In order to do quick professional looking jobs always keep your shears or trimmer clean of plant sap or built up debris and keep them sharp. By keeping them sharp you only have to make passes over any area once, at the most twice to get the desired look instead four or five times of going back over an area to get those stubborn hairs of new growth.

After you are finished trimming make sure you always do a proper clean up of the area, raking and picking up any plant material that you have just trimmed. By doing a very good clean up of the area worked in you are showing your customer that you really do care about the work that you do. I have found that what I call a “Bagger” a definite asset to keep for cleaning up. It is like having someone else around holding the garbage bag open for you to deposit your plant debris in for free. (This is a great cost saver if you are working by yourself)
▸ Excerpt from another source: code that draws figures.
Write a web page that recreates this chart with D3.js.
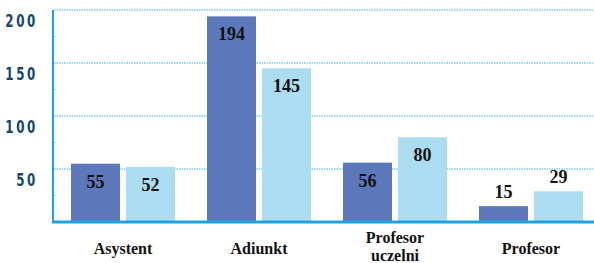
<!DOCTYPE html>
<html>
<head>
<meta charset="utf-8">
<script src="https://cdn.jsdelivr.net/npm/d3@7"></script>
<style>
  body { margin: 0; background: #fff; }
  svg { display: block; }
</style>
</head>
<body>
<div id="chart"></div>
<script>
var categories = ["Asystent", "Adiunkt", "Profesor uczelni", "Profesor"];
var seriesA = [55, 194, 56, 15];
var seriesB = [52, 145, 80, 29];
var yTicks = [50, 100, 150, 200];

var w = 594, h = 263;
var serif = "'Liberation Serif', 'DejaVu Serif', 'Times New Roman', serif";
var svg = d3.select("#chart").append("svg")
    .attr("width", w)
    .attr("height", h);

var x0 = d3.scaleBand()
    .domain(categories)
    .range([55, 599])
    .padding(0);

var x1 = d3.scaleBand()
    .domain(["a", "b"])
    .range([16, 120])
    .paddingInner(0.11);

var y = d3.scaleLinear()
    .domain([0, 200])
    .range([222, 10]);

// gridlines
svg.append("g")
    .selectAll("line")
    .data(yTicks)
    .enter()
    .append("line")
    .attr("x1", 54)
    .attr("x2", 594)
    .attr("y1", d => y(d))
    .attr("y2", d => y(d))
    .attr("stroke", "#3bb0e6")
    .attr("stroke-width", 1)
    .attr("stroke-dasharray", "1.5,1");

// y axis line + minor ticks
svg.append("line")
    .attr("x1", 53).attr("x2", 53)
    .attr("y1", y(200)).attr("y2", y(0))
    .attr("stroke", "#1ea3e0")
    .attr("stroke-width", 2);

svg.append("g")
    .selectAll("line")
    .data([25, 75, 125, 175])
    .enter()
    .append("line")
    .attr("x1", 54).attr("x2", 56)
    .attr("y1", d => y(d)).attr("y2", d => y(d))
    .attr("stroke", "#a9def5")
    .attr("stroke-width", 1);

// y tick labels (sit a little below their gridline), narrow + spaced
svg.append("g")
    .selectAll("text")
    .data(yTicks)
    .enter()
    .append("text")
    .attr("transform", d => `translate(38,${y(d) + 17}) scale(0.66,1)`)
    .attr("text-anchor", "end")
    .style("font-family", "'DejaVu Sans', sans-serif")
    .style("font-weight", "bold")
    .style("font-size", "18px")
    .style("letter-spacing", "4px")
    .style("fill", "#14466e")
    .text(d => d);

// bars
var rows = categories.map((c, i) => ({ cat: c, vals: [{ k: "a", v: seriesA[i] }, { k: "b", v: seriesB[i] }] }));
var color = { a: "#5c78bb", b: "#acdcef" };

var groups = svg.selectAll(".grp")
    .data(rows)
    .enter()
    .append("g")
    .attr("transform", d => `translate(${x0(d.cat)},0)`);

groups.selectAll("rect")
    .data(d => d.vals)
    .enter()
    .append("rect")
    .attr("x", d => x1(d.k))
    .attr("y", d => y(d.v))
    .attr("width", x1.bandwidth())
    .attr("height", d => y(0) - y(d.v))
    .attr("fill", d => color[d.k]);

groups.selectAll("text")
    .data(d => d.vals)
    .enter()
    .append("text")
    .attr("x", d => x1(d.k) + x1.bandwidth() / 2)
    .attr("y", d => (y(0) - y(d.v) > 40) ? y(d.v) + 24 : y(d.v) - 8)
    .attr("text-anchor", "middle")
    .style("font-family", serif)
    .style("font-weight", "bold")
    .style("font-size", "18px")
    .style("fill", "#111")
    .text(d => d.v);

// baseline
svg.append("line")
    .attr("x1", 52).attr("x2", 594)
    .attr("y1", y(0)).attr("y2", y(0))
    .attr("stroke", "#1ea3e0")
    .attr("stroke-width", 3);

// category labels, one text per line
var lines = [];
categories.forEach(c => {
    var words = c.split(" ");
    words.forEach((wd, i) => {
        lines.push({ cat: c, word: wd, y: words.length > 1 ? 243 + i * 18 : 254 });
    });
});

svg.append("g")
    .selectAll("text")
    .data(lines)
    .enter()
    .append("text")
    .attr("x", d => x0(d.cat) + x0.bandwidth() / 2)
    .attr("y", d => d.y)
    .attr("text-anchor", "middle")
    .style("font-family", serif)
    .style("font-weight", "bold")
    .style("font-size", "16px")
    .style("fill", "#111")
    .text(d => d.word);
</script>
</body>
</html>
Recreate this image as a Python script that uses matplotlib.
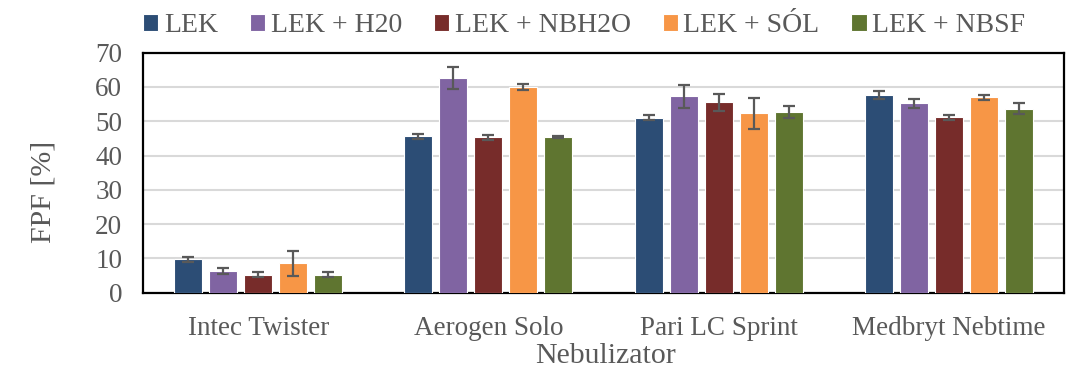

This Bagger is just a bag holder that can be found at your local hardware store. I just added metal shelf brackets and some duct tape to provide support to the base giving it greater stability. It stands about 40” so it can accommodate large size industrial garbage bags.

Other people may choose to use a wheel barrel and a large tarp inside a trailer to deposit the debris in if it is a large enough job or if you have many trimming jobs all lined up for the day. It all depends on how you dispose of your plant clippings. You maybe taking to a local landfill for their compost heap or to your own (or a friends) compost pile at home if live on a large enough rural property.

I hope this has provided You with some useful information when tackling any Hedge or Bush trimming jobs You may encounter.

“Keep It Simple to Succeed” lets get out there and make our lawns healthy and green!